= Cliff Lloyd =

Welsh footballer (1916–2000)

Clifford Lloyd (14 November 1916 – 10 January 2000) was a football player who grew up in Helsby, Cheshire, in England. Cliff was born on 14 November 1916 and was the 4th son of Florence and Thomas Lloyd. He left school at 14 years old, becoming a forklift truck driver at the British Insulated Callenders Cables Works (BICC) in Helsby. Cliff lived and breathed football and joined the BICC football team. In 1936, a Liverpool scout signed him as a professional footballer.

In 1936, Lloyd was signed for Liverpool, but did not make an appearance for the side. When the war broke in 1939, Lloyd joined the Army. He made guest appearances for Wrexham, Brentford and Fulham, signing for the Cottagers when the war ended. He briefly managed Lisleby, before returning to Wrexham. He was a secretary of the club from 1949 to 1973, and also managed them from 1955 to 1957, with caretaker spells in 1950, 1959, 1965, and 1967.
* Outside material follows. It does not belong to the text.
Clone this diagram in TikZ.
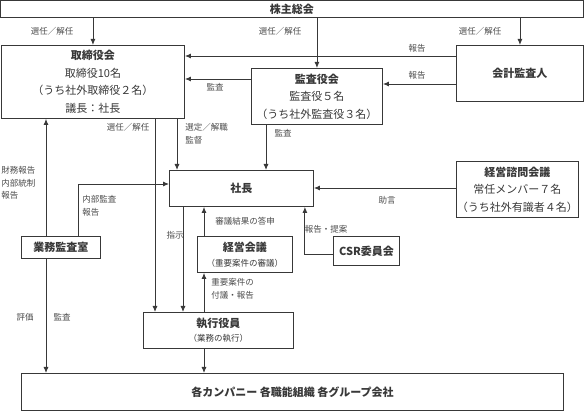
\documentclass[tikz,border=0pt]{standalone}
\usepackage{fontspec}
\setmainfont{Noto Sans CJK JP}
\usetikzlibrary{arrows.meta, positioning, calc}
\definecolor{LineGray}{rgb}{0.22, 0.22, 0.22}
\definecolor{LabelGray}{rgb}{0.3, 0.3, 0.3}

\tikzset{
  orgbox/.style={draw=LineGray, line width=0.9pt, anchor=north west, inner sep=0pt,
    align=center, font=\fontsize{11}{17.5}\selectfont},
  lbl/.style={text=LabelGray, inner sep=0pt, align=left, font=\fontsize{8.5}{12.5}\selectfont},
  ttl/.style={font=\bfseries}
}

\begin{document}
\begin{tikzpicture}[x=1pt, y=-1pt, >={Latex[length=6pt,width=5pt]}, line width=0.9pt, color=LineGray]
        \useasboundingbox (0,0) rectangle (584,411);
        % Boxes
        \node [orgbox, minimum width=583, minimum height=17] (soukai) at (0,0) {\bfseries 株主総会};
        \node [orgbox, minimum width=183, minimum height=73] (tori) at (1,45)
          {{\bfseries 取締役会}\\取締役10名\\（うち社外取締役２名）\\議長：社長};
        \node [orgbox, minimum width=131, minimum height=56] (kansa) at (251,68)
          {{\bfseries 監査役会}\\監査役５名\\（うち社外監査役３名）};
        \node [orgbox, minimum width=127, minimum height=56] (kaikei) at (456,45) {\bfseries 会計監査人};
        \node [orgbox, minimum width=144, minimum height=36] (shacho) at (169,170) {\bfseries 社長};
        \node [orgbox, minimum width=122, minimum height=56] (shimon) at (456,161)
          {{\bfseries 経営諮問会議}\\常任メンバー７名\\（うち社外有識者４名）};
        \node [orgbox, minimum width=79, minimum height=22] (gyomu) at (21,236) {\bfseries 業務監査室};
        \node [orgbox, minimum width=95, minimum height=36] (keiei) at (197,236)
          {{\bfseries 経営会議}\\[-3pt]{\fontsize{8.5}{12}\selectfont （重要案件の審議）}};
        \node [orgbox, minimum width=66, minimum height=29] (csr) at (333,236) {\bfseries CSR委員会};
        \node [orgbox, minimum width=150, minimum height=36] (shikko) at (143,312)
          {{\bfseries 執行役員}\\[-3pt]{\fontsize{8.5}{12}\selectfont （業務の執行）}};
        \node [orgbox, minimum width=542, minimum height=37] (bottom) at (21,373)
          {\bfseries 各カンパニー\ 各職能組織\ 各グループ会社};

        % Shareholders
        \draw [->] (soukai.south -| tori.north) -- (tori.north);
        \draw [->] (soukai.south -| kansa.north) -- (kansa.north);
        \draw [->] (soukai.south -| kaikei.north) -- (kaikei.north);
        \node [lbl] (l1) at (52,31) {選任／解任};
        \node [lbl] (l2) at (280,31) {選任／解任};
        \node [lbl] (l3) at (480,31) {選任／解任};

        % Reports and audits
        \coordinate (kt) at ($(kaikei.north west)+(0,11)$);
        \draw [->] (kt) -- (kt -| tori.east);
        \coordinate (kk) at ($(kaikei.north west)+(0,39)$);
        \draw [->] (kk) -- (kk -| kansa.east);
        \coordinate (kat) at ($(kansa.north west)+(0,11)$);
        \draw [->] (kat) -- (kat -| tori.east);
        \node [lbl] (l4) at (417,48) {報告};
        \node [lbl] (l5) at (417,75) {報告};
        \node [lbl] (l6) at (215,87) {監査};

        \coordinate (ts) at ($(tori.south west)+(176,0)$);
        \draw [->] (ts) -- (ts |- shacho.north);
        \coordinate (ks) at ($(kansa.south west)+(15,0)$);
        \draw [->] (ks) -- (ks |- shacho.north);
        \coordinate (te) at ($(tori.south west)+(154,0)$);
        \draw [->] (te) -- (te |- shikko.north);
        \coordinate (se) at ($(shacho.south west)+(14,0)$);
        \draw [->] (se) -- (se |- shikko.north);
        \node [lbl, anchor=west] (l7) at (185,134) {選定／解職\\監督};
        \node [lbl] (l8) at (283,133) {監査};
        \node [lbl] (l9) at (128,127) {選任／解任};
        \node [lbl] (l10) at (175,235) {指示};

        % Management meeting
        \coordinate (kn) at ($(keiei.north west)+(7,0)$);
        \draw [->] (kn) -- (kn |- shacho.south);
        \draw [->] (kn |- shikko.north) -- (kn |- keiei.south);
        \draw [->] (kn |- shikko.south) -- (kn |- bottom.north);
        \node [lbl] (l11) at (245,221) {審議結果の答申};
        \node [lbl, anchor=west] (l12) at (211,289) {重要案件の\\付議・報告};

        % CSR and advisory
        \coordinate (cs) at ($(csr.north west)+(0,18)$);
        \coordinate (cc) at ($(shacho.south east)+(-9,0)$);
        \draw [->] (cs) -- (cs -| cc) -- (cc);
        \node [lbl] (l13) at (326,229) {報告・提案};
        \coordinate (sm) at ($(shimon.north west)+(0,27)$);
        \draw [->] (sm) -- (sm -| shacho.east);
        \node [lbl] (l14) at (387,200) {助言};

        % Internal audit
        \coordinate (gi) at ($(gyomu.north west)+(57,0)$);
        \coordinate (gs) at ($(shacho.north west)+(0,14)$);
        \draw [->] (gi) -- (gi |- gs) -- (gs);
        \node [lbl, anchor=west] (l15) at (82,206) {内部監査\\報告};
        \coordinate (gt) at ($(gyomu.north west)+(25,0)$);
        \draw [->] (gt) -- (gt |- tori.south);
        \draw [->] (gt |- gyomu.south) -- (gt |- bottom.north);
        \node [lbl, anchor=west] (l16) at (1,183) {財務報告\\内部統制\\報告};
        \node [lbl] (l17) at (25,317) {評価};
        \node [lbl] (l18) at (62,317) {監査};
    \end{tikzpicture}
\end{document}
Within the PFA, he was secretary (later chief executive) of the players' trade union from 1953 to 1981, with Gordon Taylor replacing him in the role. His most significant contribution in the role came in 1963, when he served as a witness in the High Court, regarding the transfer of George Eastham, who successfully challenged the League's retain and transfer system, and made it possible for players to move at the end of their contracts.

In recognition of his work with the PFA, Lloyd was appointed an Officer of the Order of the British Empire (OBE) in the 1975 Birthday Honours.